• **WHAT YOU SHOULD DO**
Return only the number of lines holding the word "chart".

• **INPUT RECORDS**
---*---
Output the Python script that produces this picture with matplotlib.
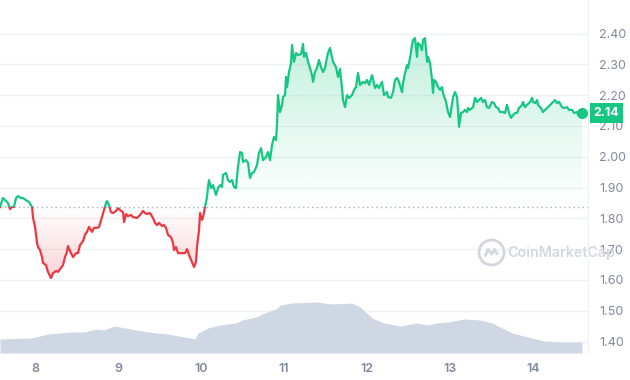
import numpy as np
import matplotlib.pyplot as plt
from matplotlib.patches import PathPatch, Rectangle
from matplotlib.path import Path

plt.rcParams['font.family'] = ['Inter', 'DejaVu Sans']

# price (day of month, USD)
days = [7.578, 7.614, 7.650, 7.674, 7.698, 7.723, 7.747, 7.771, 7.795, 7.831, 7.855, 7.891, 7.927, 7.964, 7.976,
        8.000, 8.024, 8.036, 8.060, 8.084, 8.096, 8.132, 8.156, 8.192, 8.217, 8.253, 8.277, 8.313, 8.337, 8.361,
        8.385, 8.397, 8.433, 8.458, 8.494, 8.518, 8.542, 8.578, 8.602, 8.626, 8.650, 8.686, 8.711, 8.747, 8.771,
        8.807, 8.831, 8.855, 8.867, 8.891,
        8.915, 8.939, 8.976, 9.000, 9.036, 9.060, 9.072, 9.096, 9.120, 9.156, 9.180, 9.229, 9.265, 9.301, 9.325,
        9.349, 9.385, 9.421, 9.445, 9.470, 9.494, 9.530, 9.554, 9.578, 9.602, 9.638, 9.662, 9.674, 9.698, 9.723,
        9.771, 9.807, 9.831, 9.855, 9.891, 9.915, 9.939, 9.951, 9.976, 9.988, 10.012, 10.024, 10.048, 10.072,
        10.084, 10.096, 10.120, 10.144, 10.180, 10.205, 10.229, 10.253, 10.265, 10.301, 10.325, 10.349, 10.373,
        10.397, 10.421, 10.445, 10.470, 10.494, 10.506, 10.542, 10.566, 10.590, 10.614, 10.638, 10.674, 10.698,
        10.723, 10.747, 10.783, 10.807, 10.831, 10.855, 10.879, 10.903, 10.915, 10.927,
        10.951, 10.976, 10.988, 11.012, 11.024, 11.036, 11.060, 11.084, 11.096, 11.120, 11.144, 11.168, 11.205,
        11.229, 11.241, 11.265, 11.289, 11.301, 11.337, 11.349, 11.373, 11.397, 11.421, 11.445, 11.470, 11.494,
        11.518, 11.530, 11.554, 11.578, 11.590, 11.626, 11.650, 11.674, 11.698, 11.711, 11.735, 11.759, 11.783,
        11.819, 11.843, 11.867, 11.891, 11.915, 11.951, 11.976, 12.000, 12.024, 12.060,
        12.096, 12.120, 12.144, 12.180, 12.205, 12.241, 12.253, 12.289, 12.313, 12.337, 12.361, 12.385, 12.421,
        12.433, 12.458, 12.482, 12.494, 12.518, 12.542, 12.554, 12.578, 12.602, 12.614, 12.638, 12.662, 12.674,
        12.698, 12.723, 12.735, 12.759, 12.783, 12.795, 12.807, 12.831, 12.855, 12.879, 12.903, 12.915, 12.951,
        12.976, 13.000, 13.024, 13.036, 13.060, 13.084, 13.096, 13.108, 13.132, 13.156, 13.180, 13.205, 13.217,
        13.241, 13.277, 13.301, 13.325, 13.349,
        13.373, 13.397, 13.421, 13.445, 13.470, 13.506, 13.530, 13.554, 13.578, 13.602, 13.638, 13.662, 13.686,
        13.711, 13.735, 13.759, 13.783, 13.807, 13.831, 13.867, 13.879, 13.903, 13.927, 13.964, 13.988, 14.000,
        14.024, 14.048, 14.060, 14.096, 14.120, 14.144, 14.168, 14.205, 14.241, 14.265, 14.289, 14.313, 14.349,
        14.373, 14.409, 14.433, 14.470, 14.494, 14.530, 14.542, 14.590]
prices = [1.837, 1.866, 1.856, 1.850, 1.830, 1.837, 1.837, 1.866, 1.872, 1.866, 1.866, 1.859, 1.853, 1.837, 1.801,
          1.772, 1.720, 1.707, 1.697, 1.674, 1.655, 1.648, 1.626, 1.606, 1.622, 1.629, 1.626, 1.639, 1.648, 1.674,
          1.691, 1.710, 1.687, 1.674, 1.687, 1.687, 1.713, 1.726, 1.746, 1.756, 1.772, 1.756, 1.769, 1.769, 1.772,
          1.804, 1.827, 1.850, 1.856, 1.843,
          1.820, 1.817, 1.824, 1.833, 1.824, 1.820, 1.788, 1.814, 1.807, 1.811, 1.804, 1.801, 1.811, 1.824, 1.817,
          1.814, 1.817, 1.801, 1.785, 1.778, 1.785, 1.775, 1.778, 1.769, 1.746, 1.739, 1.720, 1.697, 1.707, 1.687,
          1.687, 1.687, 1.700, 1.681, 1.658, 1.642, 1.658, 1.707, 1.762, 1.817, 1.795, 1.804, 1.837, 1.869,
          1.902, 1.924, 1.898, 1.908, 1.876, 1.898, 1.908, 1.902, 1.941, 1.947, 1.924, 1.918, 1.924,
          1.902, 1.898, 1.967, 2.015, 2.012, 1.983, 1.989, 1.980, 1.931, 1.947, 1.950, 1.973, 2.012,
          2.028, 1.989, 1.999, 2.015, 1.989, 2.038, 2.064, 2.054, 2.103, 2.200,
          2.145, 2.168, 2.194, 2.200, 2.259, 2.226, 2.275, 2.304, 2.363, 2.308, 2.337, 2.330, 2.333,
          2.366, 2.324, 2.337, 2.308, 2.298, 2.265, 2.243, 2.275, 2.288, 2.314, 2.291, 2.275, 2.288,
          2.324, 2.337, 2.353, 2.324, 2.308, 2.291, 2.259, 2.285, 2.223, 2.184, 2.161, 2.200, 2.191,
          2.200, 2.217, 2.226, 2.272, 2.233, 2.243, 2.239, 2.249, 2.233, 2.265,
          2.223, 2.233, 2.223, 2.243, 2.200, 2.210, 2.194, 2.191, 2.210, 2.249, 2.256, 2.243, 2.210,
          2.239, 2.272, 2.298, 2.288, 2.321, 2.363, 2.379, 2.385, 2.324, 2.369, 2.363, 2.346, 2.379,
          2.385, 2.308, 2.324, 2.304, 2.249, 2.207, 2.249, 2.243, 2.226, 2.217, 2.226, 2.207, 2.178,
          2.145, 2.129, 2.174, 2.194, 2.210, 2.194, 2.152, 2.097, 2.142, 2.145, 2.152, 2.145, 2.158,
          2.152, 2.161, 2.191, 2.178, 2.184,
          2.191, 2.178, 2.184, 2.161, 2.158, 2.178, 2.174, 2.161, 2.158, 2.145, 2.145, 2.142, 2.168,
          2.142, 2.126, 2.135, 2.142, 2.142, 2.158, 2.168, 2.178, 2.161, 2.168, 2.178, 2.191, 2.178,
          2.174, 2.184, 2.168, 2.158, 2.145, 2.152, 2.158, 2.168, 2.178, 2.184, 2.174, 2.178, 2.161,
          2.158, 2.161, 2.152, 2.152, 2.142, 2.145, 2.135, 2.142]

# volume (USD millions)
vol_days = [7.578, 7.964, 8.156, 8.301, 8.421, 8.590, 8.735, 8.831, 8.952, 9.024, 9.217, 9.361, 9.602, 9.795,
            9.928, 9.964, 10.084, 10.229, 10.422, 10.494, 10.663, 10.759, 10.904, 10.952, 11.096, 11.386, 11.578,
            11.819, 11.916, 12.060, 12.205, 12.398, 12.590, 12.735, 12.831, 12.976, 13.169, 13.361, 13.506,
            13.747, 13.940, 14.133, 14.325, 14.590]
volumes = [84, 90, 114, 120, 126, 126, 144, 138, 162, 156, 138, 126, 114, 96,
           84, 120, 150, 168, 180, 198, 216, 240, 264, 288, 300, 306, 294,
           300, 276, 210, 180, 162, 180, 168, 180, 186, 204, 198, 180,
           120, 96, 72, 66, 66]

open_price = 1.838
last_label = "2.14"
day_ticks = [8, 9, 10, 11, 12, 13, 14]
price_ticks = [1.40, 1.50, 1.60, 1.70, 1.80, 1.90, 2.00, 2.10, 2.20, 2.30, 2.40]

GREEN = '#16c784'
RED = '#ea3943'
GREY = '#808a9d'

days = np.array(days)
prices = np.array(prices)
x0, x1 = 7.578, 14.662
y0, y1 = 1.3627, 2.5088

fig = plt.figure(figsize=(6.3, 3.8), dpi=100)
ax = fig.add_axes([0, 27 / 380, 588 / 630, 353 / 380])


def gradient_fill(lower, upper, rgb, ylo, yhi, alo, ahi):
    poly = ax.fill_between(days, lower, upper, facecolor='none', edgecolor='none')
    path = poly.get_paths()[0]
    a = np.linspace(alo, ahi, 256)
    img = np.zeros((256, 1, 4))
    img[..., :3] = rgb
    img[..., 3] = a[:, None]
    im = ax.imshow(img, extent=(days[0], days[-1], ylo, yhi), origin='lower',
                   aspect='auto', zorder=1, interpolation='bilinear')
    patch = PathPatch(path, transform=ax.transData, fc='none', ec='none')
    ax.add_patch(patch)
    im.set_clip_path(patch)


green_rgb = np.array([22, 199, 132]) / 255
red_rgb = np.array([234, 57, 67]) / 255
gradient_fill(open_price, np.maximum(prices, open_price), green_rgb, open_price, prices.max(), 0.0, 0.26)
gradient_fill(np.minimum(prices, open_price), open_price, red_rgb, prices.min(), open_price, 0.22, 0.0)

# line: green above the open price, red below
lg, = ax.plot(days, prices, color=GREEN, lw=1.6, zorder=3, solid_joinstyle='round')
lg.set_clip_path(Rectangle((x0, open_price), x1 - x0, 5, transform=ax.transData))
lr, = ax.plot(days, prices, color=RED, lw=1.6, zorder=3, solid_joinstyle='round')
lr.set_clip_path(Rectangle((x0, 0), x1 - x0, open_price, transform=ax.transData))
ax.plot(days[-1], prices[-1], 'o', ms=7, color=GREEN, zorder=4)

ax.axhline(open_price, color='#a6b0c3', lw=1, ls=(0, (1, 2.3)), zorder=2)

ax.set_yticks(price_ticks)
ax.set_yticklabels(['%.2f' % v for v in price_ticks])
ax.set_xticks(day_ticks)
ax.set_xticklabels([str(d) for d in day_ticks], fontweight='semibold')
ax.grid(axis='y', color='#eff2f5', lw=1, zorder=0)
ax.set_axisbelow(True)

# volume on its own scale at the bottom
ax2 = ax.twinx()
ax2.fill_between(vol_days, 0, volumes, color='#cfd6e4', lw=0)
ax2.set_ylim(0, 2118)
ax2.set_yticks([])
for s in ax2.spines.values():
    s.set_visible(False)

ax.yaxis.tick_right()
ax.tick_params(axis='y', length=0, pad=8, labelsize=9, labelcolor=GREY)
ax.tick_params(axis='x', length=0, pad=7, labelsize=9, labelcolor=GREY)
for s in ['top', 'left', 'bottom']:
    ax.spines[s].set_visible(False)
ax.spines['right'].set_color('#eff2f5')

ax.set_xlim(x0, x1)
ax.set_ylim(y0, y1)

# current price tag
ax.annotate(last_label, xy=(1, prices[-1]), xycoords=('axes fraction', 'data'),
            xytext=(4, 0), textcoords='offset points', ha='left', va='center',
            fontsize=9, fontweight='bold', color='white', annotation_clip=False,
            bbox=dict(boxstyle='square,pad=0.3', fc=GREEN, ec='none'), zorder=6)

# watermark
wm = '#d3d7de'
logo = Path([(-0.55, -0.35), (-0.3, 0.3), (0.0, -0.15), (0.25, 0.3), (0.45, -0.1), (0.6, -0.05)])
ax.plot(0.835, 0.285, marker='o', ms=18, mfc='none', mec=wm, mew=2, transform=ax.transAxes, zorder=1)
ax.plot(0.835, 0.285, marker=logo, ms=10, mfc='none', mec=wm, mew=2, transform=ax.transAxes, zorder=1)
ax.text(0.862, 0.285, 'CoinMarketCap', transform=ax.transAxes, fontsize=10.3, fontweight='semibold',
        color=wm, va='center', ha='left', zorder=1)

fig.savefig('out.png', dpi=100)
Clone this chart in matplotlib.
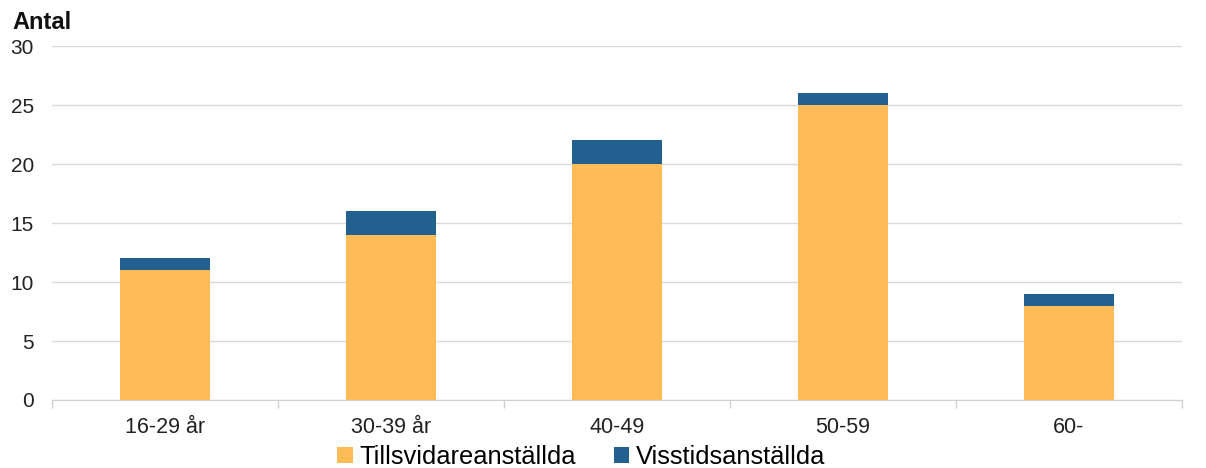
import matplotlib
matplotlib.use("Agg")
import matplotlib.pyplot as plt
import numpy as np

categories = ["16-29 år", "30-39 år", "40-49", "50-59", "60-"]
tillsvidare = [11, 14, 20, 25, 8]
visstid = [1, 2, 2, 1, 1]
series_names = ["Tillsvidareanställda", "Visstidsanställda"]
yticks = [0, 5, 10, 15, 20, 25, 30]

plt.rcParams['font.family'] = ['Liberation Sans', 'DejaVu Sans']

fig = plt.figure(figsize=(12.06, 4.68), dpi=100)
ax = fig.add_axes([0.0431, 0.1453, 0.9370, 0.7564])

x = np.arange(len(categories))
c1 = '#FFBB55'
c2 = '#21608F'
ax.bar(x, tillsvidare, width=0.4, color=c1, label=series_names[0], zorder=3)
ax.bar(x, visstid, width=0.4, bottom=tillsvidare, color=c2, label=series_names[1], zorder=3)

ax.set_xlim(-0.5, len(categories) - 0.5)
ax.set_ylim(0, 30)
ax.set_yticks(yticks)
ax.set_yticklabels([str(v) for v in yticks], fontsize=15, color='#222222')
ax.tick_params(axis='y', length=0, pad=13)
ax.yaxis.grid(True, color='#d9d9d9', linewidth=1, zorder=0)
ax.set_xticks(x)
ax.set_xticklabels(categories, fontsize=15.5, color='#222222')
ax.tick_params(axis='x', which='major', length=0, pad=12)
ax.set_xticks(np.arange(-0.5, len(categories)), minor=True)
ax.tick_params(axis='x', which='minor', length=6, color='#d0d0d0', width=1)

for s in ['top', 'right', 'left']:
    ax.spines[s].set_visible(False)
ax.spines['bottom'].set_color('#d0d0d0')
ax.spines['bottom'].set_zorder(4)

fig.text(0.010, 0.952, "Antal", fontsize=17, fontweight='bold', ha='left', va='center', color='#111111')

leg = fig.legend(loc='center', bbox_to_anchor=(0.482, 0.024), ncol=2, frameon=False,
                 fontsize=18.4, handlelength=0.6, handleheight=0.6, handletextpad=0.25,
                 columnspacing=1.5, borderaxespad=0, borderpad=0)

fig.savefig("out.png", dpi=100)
---*---
• **EXERCISE ANSWER**
1